Another house by the Sammut family is a beautiful house of character in Naxxar that was first used as a school and later as a police station. It seems this house lost its balcony when it was a police station.

Another sketched house was the one that belonged to Vincenzo Borg ‘Brared’ with its enormous garden, which was curtailed to create the square in front of the church.

Another sketch shows Xemxija Bay in St Paul’s Bay. The sketch shows that this bay had two entrenchements at either end – one is a restaurant today while the other, which belonged to Antonio Muscat Fenech, was removed to create the street.

Yet another sketch of what we today call Palazzo Falson in Mdina, then called the Casa dei Castelletti, shows a part that does not form part of the house today.

A member of the Sammut family of architects acted as consultant to the Mosta parish when the Mosta church was being built by Georges Grognet, who was not an architect.

Lastly, we come to the Zammit family, Mr Zammit’s own family, which originated in Luqa, the village of builders.

One of the early sketches is that of an Anglican church that a British colonel wanted to build on top of East Street so that it would tower over all those who entered Valletta through the Porta Marina (later Victoria Gate). However, this colonel’s ambitions were bigger than his funds and nothing came of the idea.

There is also a sketch of the Cotoner family home on the corner between St Christopher Street and Strait Street, with no less than 10 doors on the latter street, doors that later became bars.

A Zammit architect built the tomb of Bishop Francesco Xaverio Caruana in the Mdina Cathedral in record time. It was a rushed job, which was kept going night and day (and the nights were particularly cold) but then the bishop conveniently died just as the work was finished.

The Sliema Piazzetta (now unfortunately just a shell) is also by Francesco Sammut. The sketches also include a drawing of what used to be the Grand Hotel, today the Casino Maltese.

It was in Francesco Sammut’s time that calculations switched from the Maltese scud and tarì to the British pound and from the Maltese qasba to the British foot.

It was also a Zammit who drew up the cabreo (collection of drawings, maps, buildings and views accompanied by a corresponding descriptive text bound together in one volume) of the Massa Vescovile, the entire 600 hectares of land belonging to the bishop.
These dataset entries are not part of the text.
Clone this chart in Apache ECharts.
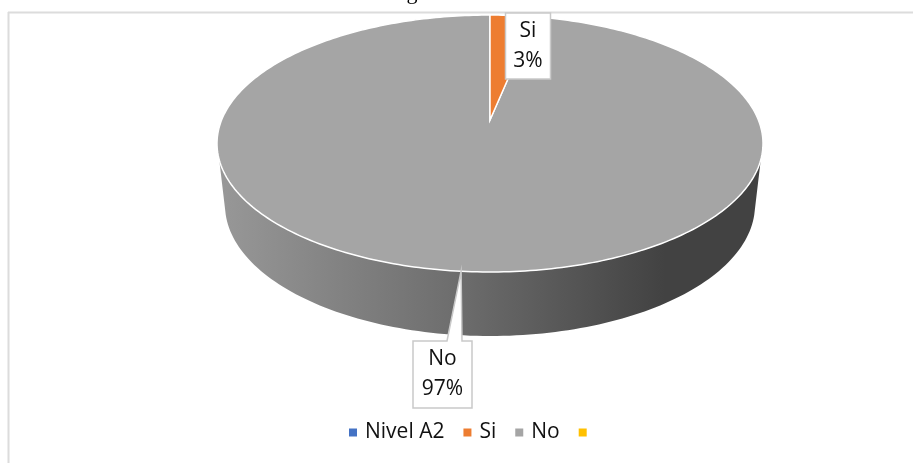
<!DOCTYPE html>
<html>
<head>
<meta charset="utf-8">
<style>html,body{margin:0;padding:0;background:#fff}#c{width:913px;height:463px}</style>
<script src="https://cdn.jsdelivr.net/npm/echarts@6/dist/echarts.min.js"></script>
</head>
<body>
<div id="c"></div>
<script>
var categories = ['Nivel A2', 'Si', 'No', ' '];
var values = [0, 3, 97, 0];
var colors = ['#4472C4', '#ED7D31', '#A5A5A5', '#FFC000'];

// Projection of the tilted pie (layout only)
var TOP = {cx: 490, cy: 143.5, rx: 273, ry: 128.5};
var BASE = {cx: 490, cy: 205, rx: 265, ry: 131};
var APEX = [490, 120];
var FONT = '21px "Open Sans", sans-serif';
var LABEL_BOX = {
  'Si': {x: 505.5, y: 13, w: 45, h: 66},
  'No': {x: 413, y: 341, w: 59, h: 67, base: [447, 462]}
};

var total = values.reduce(function (a, b) { return a + b; }, 0);
var startAngles = [];
values.reduce(function (acc, v, i) { startAngles[i] = acc; return acc + v / total * 360; }, 0);

function rimPoint(deg) {
  var t = deg * Math.PI / 180;
  var b = Math.cos(t) > 0 ? 119 : 135;
  var dx = Math.sin(t) * TOP.rx, dy = -Math.cos(t) * b;
  var ox = APEX[0] - TOP.cx, oy = APEX[1] - TOP.cy;
  var A = dx * dx / (TOP.rx * TOP.rx) + dy * dy / (TOP.ry * TOP.ry);
  var B = 2 * (ox * dx / (TOP.rx * TOP.rx) + oy * dy / (TOP.ry * TOP.ry));
  var C = ox * ox / (TOP.rx * TOP.rx) + oy * oy / (TOP.ry * TOP.ry) - 1;
  var s = (-B + Math.sqrt(B * B - 4 * A * C)) / (2 * A);
  return [APEX[0] + s * dx, APEX[1] + s * dy];
}

function sidePoints() {
  var pts = [], k;
  var edge = Math.asin(16.5 / TOP.ry), baseEdge = Math.asin(10 / BASE.ry);
  for (k = 0; k <= 120; k++) {
    var a = edge + (Math.PI - 2 * edge) * k / 120;
    pts.push([TOP.cx + TOP.rx * Math.cos(a), TOP.cy + TOP.ry * Math.sin(a)]);
  }
  for (k = 120; k >= 0; k--) {
    var c = baseEdge + (Math.PI - 2 * baseEdge) * k / 120;
    pts.push([BASE.cx + BASE.rx * Math.cos(c), BASE.cy + BASE.ry * Math.sin(c)]);
  }
  return pts;
}

function makeRender(i) {
  return function (params, api) {
    var value = api.value(0);
    if (!value) { return {type: 'group', children: []}; }
    var start = startAngles[i], sweep = value / total * 360, name = categories[i];
    var pts = [APEX.slice()];
    var n = Math.max(2, Math.ceil(sweep));
    for (var k = 0; k <= n; k++) { pts.push(rimPoint(start + sweep * k / n)); }
    var children = [];
    if (sweep > 180) {
      children.push({
        type: 'polygon', shape: {points: sidePoints()},
        style: {fill: {type: 'linear', x: 218, y: 0, x2: 763, y2: 0, global: true, colorStops: [
          {offset: 0, color: '#989898'}, {offset: 0.45, color: '#6c6c6c'},
          {offset: 0.82, color: '#424242'}, {offset: 1, color: '#424242'}]}}
      });
    }
    children.push({
      type: 'polygon', shape: {points: pts},
      style: {fill: colors[i], stroke: '#fff', lineWidth: 1.5}
    });
    var box = LABEL_BOX[name], labelStyle = {fill: '#fff', stroke: '#c9c9c9', lineWidth: 1.5};
    if (box.base) {
      var tip = rimPoint(start + sweep / 2);
      children.push({
        type: 'polygon',
        shape: {points: [[box.x, box.y], [box.base[0], box.y], tip, [box.base[1], box.y],
          [box.x + box.w, box.y], [box.x + box.w, box.y + box.h], [box.x, box.y + box.h]]},
        style: labelStyle
      });
    } else {
      children.push({type: 'rect', shape: {x: box.x, y: box.y, width: box.w, height: box.h}, style: labelStyle});
    }
    children.push({
      type: 'text',
      style: {
        x: box.x + box.w / 2, y: box.y + box.h / 2, text: name + '\n' + value + '%',
        align: 'center', verticalAlign: 'middle', font: FONT, lineHeight: 30, fill: '#111'
      }
    });
    return {type: 'group', children: children};
  };
}

var chart = echarts.init(document.getElementById('c'), null, {renderer: 'canvas'});
chart.setOption({
  backgroundColor: '#fff',
  animation: false,
  graphic: [
    {type: 'line', shape: {x1: 8, y1: 12.5, x2: 913, y2: 12.5}, style: {stroke: '#dcdcdc', lineWidth: 2}, z: 1},
    {type: 'line', shape: {x1: 8.5, y1: 12, x2: 8.5, y2: 463}, style: {stroke: '#dcdcdc', lineWidth: 2}, z: 1},
    {type: 'text', style: {x: 412, y: 4, text: 'g', align: 'center', verticalAlign: 'bottom',
      font: '22px "Liberation Serif", serif', fill: '#000'}, z: 1}
  ],
  legend: {
    left: 349, top: 422, padding: 0, itemWidth: 8, itemHeight: 8, itemGap: 19, icon: 'rect',
    data: categories,
    textStyle: {fontFamily: '"Open Sans", sans-serif', fontSize: 21, color: '#111', padding: [0, 0, 0, 3]}
  },
  series: categories.map(function (name, i) {
    return {
      type: 'custom', name: name, coordinateSystem: 'none', silent: true,
      z: name === 'No' ? 2 : 3,
      itemStyle: {color: colors[i]},
      data: [[values[i]]],
      renderItem: makeRender(i)
    };
  })
});
</script>
</body>
</html>
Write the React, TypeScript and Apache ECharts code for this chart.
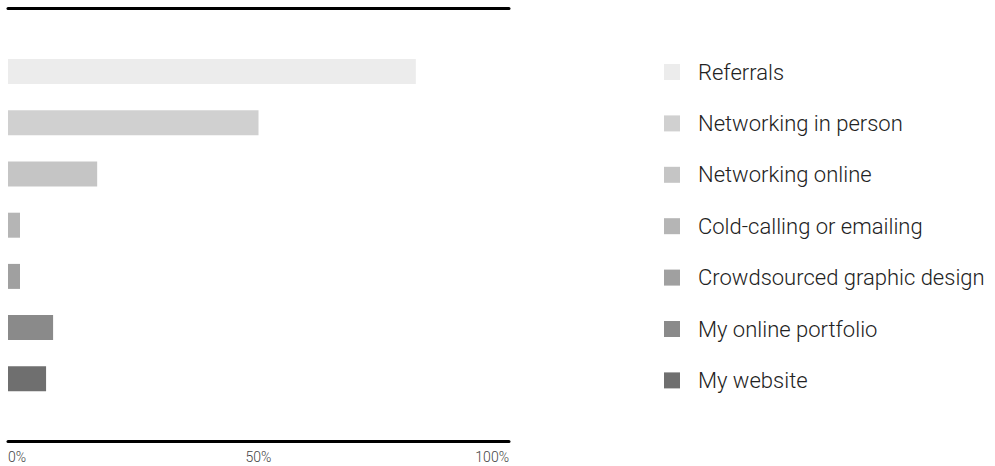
import { useEffect, useRef } from "react";
import * as echarts from "echarts";

const categories = [
  "Referrals",
  "Networking in person",
  "Networking online",
  "Cold-calling or emailing",
  "Crowdsourced graphic design",
  "My online portfolio",
  "My website",
];
const shares = [81.4, 50, 17.8, 2.4, 2.4, 9, 7.6];
const colors = ["#ececec", "#d0d0d0", "#c5c5c5", "#b5b5b5", "#a0a0a0", "#8a8a8a", "#6f6f6f"];
const axisMin = 0;
const axisMax = 100;
const axisInterval = 50;

const FONT = "Roboto";

export default function App() {
  const ref = useRef<HTMLDivElement>(null);
  useEffect(() => {
    document.body.style.margin = "0";
    const chart = echarts.init(ref.current!, undefined, { renderer: "svg" });
    const lineStyle = { color: "#000", width: 3 };
    chart.setOption({
      animation: false,
      backgroundColor: "#fff",
      grid: [
        { left: 8, top: 8.5, width: 501, height: 433 },
        { left: 8, top: 46, width: 501, height: 358.4 },
      ],
      xAxis: [
        {
          gridIndex: 0,
          type: "value",
          position: "bottom",
          min: axisMin,
          max: axisMax,
          interval: axisInterval,
          axisLine: { show: true, onZero: false, lineStyle },
          axisTick: { show: false },
          splitLine: { show: false },
          axisLabel: {
            margin: 8,
            fontSize: 14,
            fontFamily: FONT,
            fontWeight: 300,
            color: "#444",
            formatter: (v: number) => `${v}%`,
            alignMinLabel: "left",
            alignMaxLabel: "right",
          },
        },
        {
          gridIndex: 0,
          type: "value",
          position: "top",
          min: axisMin,
          max: axisMax,
          axisLine: { show: true, onZero: false, lineStyle },
          axisTick: { show: false },
          splitLine: { show: false },
          axisLabel: { show: false },
        },
        {
          gridIndex: 1,
          type: "value",
          min: axisMin,
          max: axisMax,
          show: false,
          splitLine: { show: false },
        },
      ],
      yAxis: [
        { gridIndex: 0, type: "value", show: false, splitLine: { show: false } },
        {
          gridIndex: 1,
          type: "category",
          data: categories,
          inverse: true,
          show: false,
        },
      ],
      legend: {
        data: categories,
        orient: "vertical",
        left: 659,
        top: 56,
        itemWidth: 16,
        itemHeight: 16,
        itemGap: 29.4,
        icon: "rect",
        selectedMode: false,
        itemStyle: { borderWidth: 0 },
        textStyle: {
          fontSize: 22,
          fontFamily: FONT,
          fontWeight: 300,
          color: "#222",
          lineHeight: 20,
          padding: [0, 0, 0, 13],
        },
      },
      series: categories.map((name, i) => ({
        name,
        type: "bar",
        xAxisIndex: 2,
        yAxisIndex: 1,
        barWidth: 25,
        barGap: "-100%",
        itemStyle: { color: colors[i] },
        data: categories.map((_, j) => (j === i ? shares[i] : null)),
      })),
    });
    return () => chart.dispose();
  }, []);
  return <div ref={ref} style={{ width: 995, height: 466 }} />;
}
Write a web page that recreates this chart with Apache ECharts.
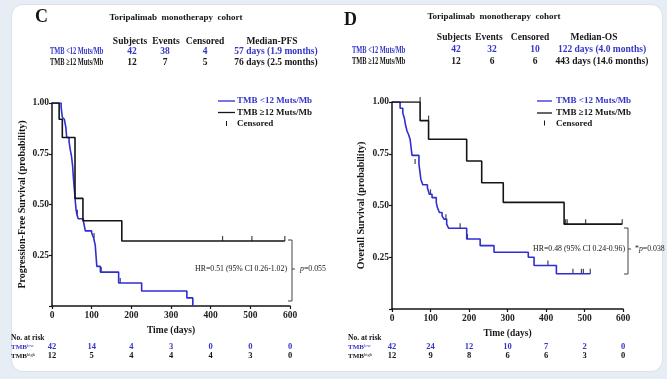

The cover of this cabreo is on the jacket of Mr Zammit’s book.

The last part of Mr Zammit’s lecture showed many houses of character in Sliema, from the Villa Betharram in High Street, in the Palladian style, built for Alfonso Maria Galea in 1835, which cost £662, to Villa Fontgalland in Rabat and houses of the influential Mattei family in Victoria Avenue, now named Gorg Borg Olivier street in honour of Prime Minister George Borg Olivier who lived in one of these houses that belonged to his wife’s family, the Matteis.